Dr Geoffrey Shannon, the Government's special rapporteur on child protection, said there is a "prevalence" of domestic abuse in Irish homes.

He added that in some cases children need to be "criminalised and pathologised" in order to receive adequate welfare services.

Dr Shannon was speaking following the publication of his audit report on Garda powers under Section 12 of the Child Care Act, which allows it to remove children from their homes in emergency situations.

"The audit also indicates the prevalence of domestic abuse that doesn't just mean physical abuse.

"One of the biggest challenges facing Irish society is the risks to children by parents who abuse alcohol.

"It is essential that those operating under the umbrella of child protection services can share information on vulnerable children," Dr Shannon said.

He was speaking at the Oireachtas Joint Committee on Children and Youth Affairs yesterday.

The committee also heard scathing criticism of mental health services for children.
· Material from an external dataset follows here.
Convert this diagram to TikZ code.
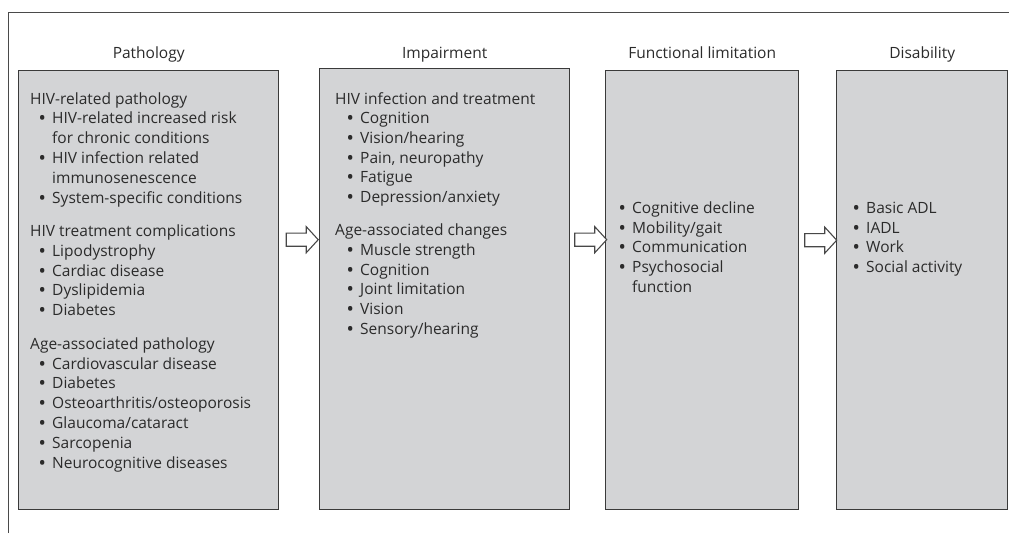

Child law solicitor Gareth Noble told TDs and senators of "scandalously long" waiting times for appointments, while 15 counties have no out-of-hours and weekend crisis services. Dozens of young people are being admitted to adult wards because there are no places for them in services for children. The failings were "a serious dereliction" of the duty of care towards children.

Mr Noble said the lack of capacity had been compounded by the recent removal of 11 beds from the Linn Dara facility in west Dublin. He added there are now 2,419 children waiting for appointments with the HSE's Child and Adolescent Mental Health Services (CAMHS), 218 of whom have been waiting more than a year.